*Task prompt*
Skip any picture you find and retype all the remaining lines exactly.

*Items*
────────────────────────────────────────

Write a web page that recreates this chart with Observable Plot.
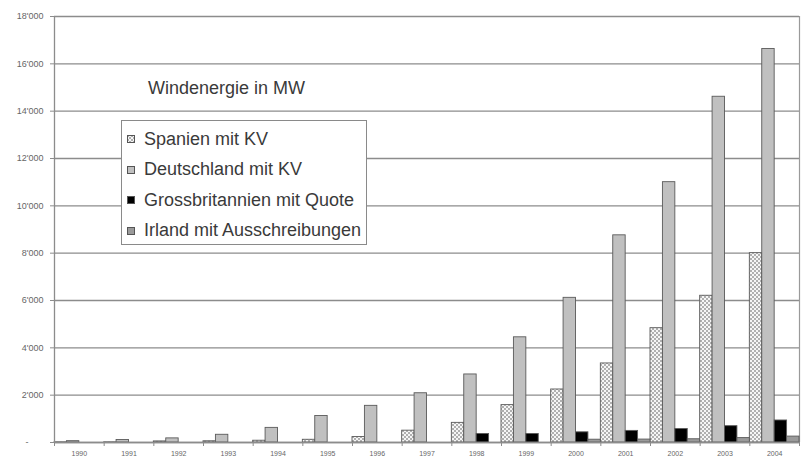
<!DOCTYPE html>
<html><head><meta charset="utf-8">
<script src="https://cdn.jsdelivr.net/npm/d3@7"></script>
<script src="https://cdn.jsdelivr.net/npm/@observablehq/plot@0.6"></script>
<style>
body{margin:0;background:#fff;font-family:"Liberation Sans",Arial,sans-serif;}
#wrap{position:relative;width:807px;height:464px;overflow:hidden;}
#title{position:absolute;left:148px;top:78px;font-size:18px;color:#3a3a3a;white-space:nowrap;}
#legend{position:absolute;left:121px;top:120px;width:246px;height:125px;border:1px solid #8a8a8a;background:#fff;box-sizing:border-box;}
.item{position:absolute;left:5px;height:20px;font-size:18px;color:#3a3a3a;display:flex;align-items:center;white-space:nowrap;}
.item svg{margin-right:9px;}
</style></head><body><div id="wrap"><div id="chart"></div><div id="title"></div><div id="legend"></div></div>
<script>
const years = [1990,1991,1992,1993,1994,1995,1996,1997,1998,1999,2000,2001,2002,2003,2004];
const seriesNames = ["Spanien mit KV","Deutschland mit KV","Grossbritannien mit Quote","Irland mit Ausschreibungen"];
const spanien = [7,7,46,52,75,115,230,500,830,1580,2240,3340,4830,6200,8000];
const deutschland = [56,106,174,326,618,1121,1549,2081,2875,4445,6113,8754,11000,14609,16629];
const grossbritannien = [null,null,null,null,null,null,null,null,360,360,430,490,570,690,930];
const irland = [null,null,null,null,null,null,null,null,null,null,118,124,137,186,250];
const yTicks = [0,2000,4000,6000,8000,10000,12000,14000,16000,18000];
const titleText = "Windenergie in MW";
const seriesFills = ["url(#hatch)","#c0c0c0","#000000","#9a9a9a"];

const data = [];
[spanien, deutschland, grossbritannien, irland].forEach((arr, i) =>
  arr.forEach((v, j) => { if (v != null) data.push({year: years[j], series: seriesNames[i], i, value: v}); }));
const boundaries = years.map(y => y - 0.5).concat([years[years.length-1] + 0.5]);

const fmt = d => d === 0 ? "-\u00a0\u00a0\u00a0\u00a0\u00a0\u00a0" : d3.format(",")(d).replace(",", "'");

const chart = Plot.plot({
  width: 807, height: 464,
  marginLeft: 54, marginRight: 8, marginTop: 16, marginBottom: 22,
  style: {fontFamily: "Liberation Sans, Arial, sans-serif", background: "#fff", color: "#555"},
  x: {type: "linear", domain: [years[0]-0.5, years[years.length-1]+0.5], axis: null},
  y: {domain: [0, 18000], axis: null},
  color: {domain: seriesNames, range: seriesFills},
  marks: [
    Plot.gridY(yTicks, {stroke: "#8c8c8c", strokeOpacity: 1, strokeWidth: 1.3}),
    Plot.ruleX([boundaries[boundaries.length-1]], {stroke: "#9a9a9a", strokeWidth: 1.2}),
    Plot.rectY(data, {
      x1: d => d.year - 0.5 + d.i / 4,
      x2: d => d.year - 0.5 + (d.i + 1) / 4,
      y: "value", fill: "series", stroke: "#5a5a5a", strokeWidth: 0.9
    }),
    Plot.ruleY([0], {stroke: "#8c8c8c", strokeWidth: 1.3}),
    Plot.ruleX([boundaries[0]], {stroke: "#8c8c8c", strokeWidth: 1.3}),
    Plot.axisY({ticks: yTicks, tickFormat: fmt, tickSize: 4, tickPadding: 7, fontSize: 9, stroke: "#8c8c8c", fill: "#666", label: null}),
    Plot.axisX({ticks: boundaries, tickSize: 4, tickFormat: () => "", stroke: "#8c8c8c", label: null}),
    Plot.axisX({ticks: years, tickSize: 0, tickPadding: 9, tickFormat: d => String(d), fontSize: 7, fill: "#666", label: null})
  ]
});

const svg = d3.select(chart);
const defs = svg.insert("defs", ":first-child");
const pat = defs.append("pattern").attr("id", "hatch").attr("patternUnits", "userSpaceOnUse").attr("width", 4).attr("height", 4);
pat.append("rect").attr("width", 4).attr("height", 4).attr("fill", "#f6f6f6");
pat.append("rect").attr("width", 2).attr("height", 2).attr("fill", "#b0b0b0");
pat.append("rect").attr("x", 2).attr("y", 2).attr("width", 2).attr("height", 2).attr("fill", "#b0b0b0");

document.getElementById("chart").appendChild(chart);
document.getElementById("title").textContent = titleText;

const legend = document.getElementById("legend");
seriesNames.forEach((name, i) => {
  const item = document.createElement("div");
  item.className = "item";
  item.style.top = (8 + i * 30.5) + "px";
  item.innerHTML = `<svg width="8" height="8"><rect x="0.5" y="0.5" width="7" height="7" fill="${seriesFills[i]}" stroke="#555" stroke-width="1"/></svg>`;
  const span = document.createElement("span");
  span.textContent = name;
  item.appendChild(span);
  legend.appendChild(item);
});
</script>
</body></html>
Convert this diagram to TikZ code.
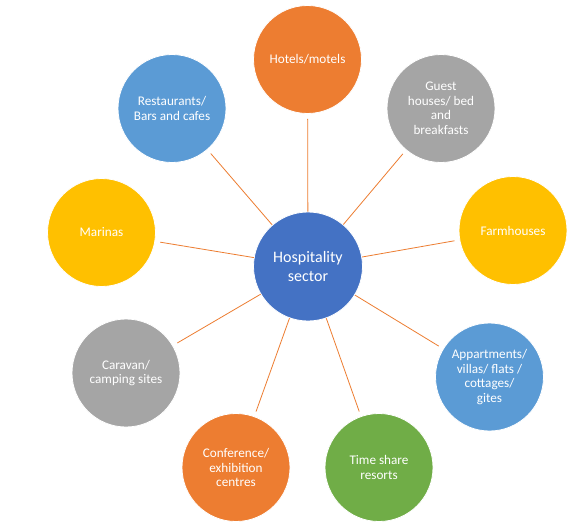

────────────────────────────────────────

*Answer in full*
Write a web page that recreates this chart with Observable Plot.
<!DOCTYPE html>
<html><head><meta charset="utf-8">
<script src="https://cdn.jsdelivr.net/npm/d3@7"></script>
<script src="https://cdn.jsdelivr.net/npm/@observablehq/plot@0.6"></script>
<style>
body{margin:0;background:#fff;font-family:"Liberation Sans",Arial,sans-serif;}
#wrap{position:relative;width:807px;height:464px;overflow:hidden;}
#title{position:absolute;left:148px;top:78px;font-size:18px;color:#3a3a3a;white-space:nowrap;}
#legend{position:absolute;left:121px;top:120px;width:246px;height:125px;border:1px solid #8a8a8a;background:#fff;box-sizing:border-box;}
.item{position:absolute;left:5px;height:20px;font-size:18px;color:#3a3a3a;display:flex;align-items:center;white-space:nowrap;}
.item svg{margin-right:9px;}
</style></head><body><div id="wrap"><div id="chart"></div><div id="title"></div><div id="legend"></div></div>
<script>
const years = [1990,1991,1992,1993,1994,1995,1996,1997,1998,1999,2000,2001,2002,2003,2004];
const seriesNames = ["Spanien mit KV","Deutschland mit KV","Grossbritannien mit Quote","Irland mit Ausschreibungen"];
const spanien = [7,7,46,52,75,115,230,500,830,1580,2240,3340,4830,6200,8000];
const deutschland = [56,106,174,326,618,1121,1549,2081,2875,4445,6113,8754,11000,14609,16629];
const grossbritannien = [null,null,null,null,null,null,null,null,360,360,430,490,570,690,930];
const irland = [null,null,null,null,null,null,null,null,null,null,118,124,137,186,250];
const yTicks = [0,2000,4000,6000,8000,10000,12000,14000,16000,18000];
const titleText = "Windenergie in MW";
const seriesFills = ["url(#hatch)","#c0c0c0","#000000","#9a9a9a"];

const data = [];
[spanien, deutschland, grossbritannien, irland].forEach((arr, i) =>
  arr.forEach((v, j) => { if (v != null) data.push({year: years[j], series: seriesNames[i], i, value: v}); }));
const boundaries = years.map(y => y - 0.5).concat([years[years.length-1] + 0.5]);

const fmt = d => d === 0 ? "-\u00a0\u00a0\u00a0\u00a0\u00a0\u00a0" : d3.format(",")(d).replace(",", "'");

const chart = Plot.plot({
  width: 807, height: 464,
  marginLeft: 54, marginRight: 8, marginTop: 16, marginBottom: 22,
  style: {fontFamily: "Liberation Sans, Arial, sans-serif", background: "#fff", color: "#555"},
  x: {type: "linear", domain: [years[0]-0.5, years[years.length-1]+0.5], axis: null},
  y: {domain: [0, 18000], axis: null},
  color: {domain: seriesNames, range: seriesFills},
  marks: [
    Plot.gridY(yTicks, {stroke: "#8c8c8c", strokeOpacity: 1, strokeWidth: 1.3}),
    Plot.ruleX([boundaries[boundaries.length-1]], {stroke: "#9a9a9a", strokeWidth: 1.2}),
    Plot.rectY(data, {
      x1: d => d.year - 0.5 + d.i / 4,
      x2: d => d.year - 0.5 + (d.i + 1) / 4,
      y: "value", fill: "series", stroke: "#5a5a5a", strokeWidth: 0.9
    }),
    Plot.ruleY([0], {stroke: "#8c8c8c", strokeWidth: 1.3}),
    Plot.ruleX([boundaries[0]], {stroke: "#8c8c8c", strokeWidth: 1.3}),
    Plot.axisY({ticks: yTicks, tickFormat: fmt, tickSize: 4, tickPadding: 7, fontSize: 9, stroke: "#8c8c8c", fill: "#666", label: null}),
    Plot.axisX({ticks: boundaries, tickSize: 4, tickFormat: () => "", stroke: "#8c8c8c", label: null}),
    Plot.axisX({ticks: years, tickSize: 0, tickPadding: 9, tickFormat: d => String(d), fontSize: 7, fill: "#666", label: null})
  ]
});

const svg = d3.select(chart);
const defs = svg.insert("defs", ":first-child");
const pat = defs.append("pattern").attr("id", "hatch").attr("patternUnits", "userSpaceOnUse").attr("width", 4).attr("height", 4);
pat.append("rect").attr("width", 4).attr("height", 4).attr("fill", "#f6f6f6");
pat.append("rect").attr("width", 2).attr("height", 2).attr("fill", "#b0b0b0");
pat.append("rect").attr("x", 2).attr("y", 2).attr("width", 2).attr("height", 2).attr("fill", "#b0b0b0");

document.getElementById("chart").appendChild(chart);
document.getElementById("title").textContent = titleText;

const legend = document.getElementById("legend");
seriesNames.forEach((name, i) => {
  const item = document.createElement("div");
  item.className = "item";
  item.style.top = (8 + i * 30.5) + "px";
  item.innerHTML = `<svg width="8" height="8"><rect x="0.5" y="0.5" width="7" height="7" fill="${seriesFills[i]}" stroke="#555" stroke-width="1"/></svg>`;
  const span = document.createElement("span");
  span.textContent = name;
  item.appendChild(span);
  legend.appendChild(item);
});
</script>
</body></html>
Convert this diagram to TikZ code.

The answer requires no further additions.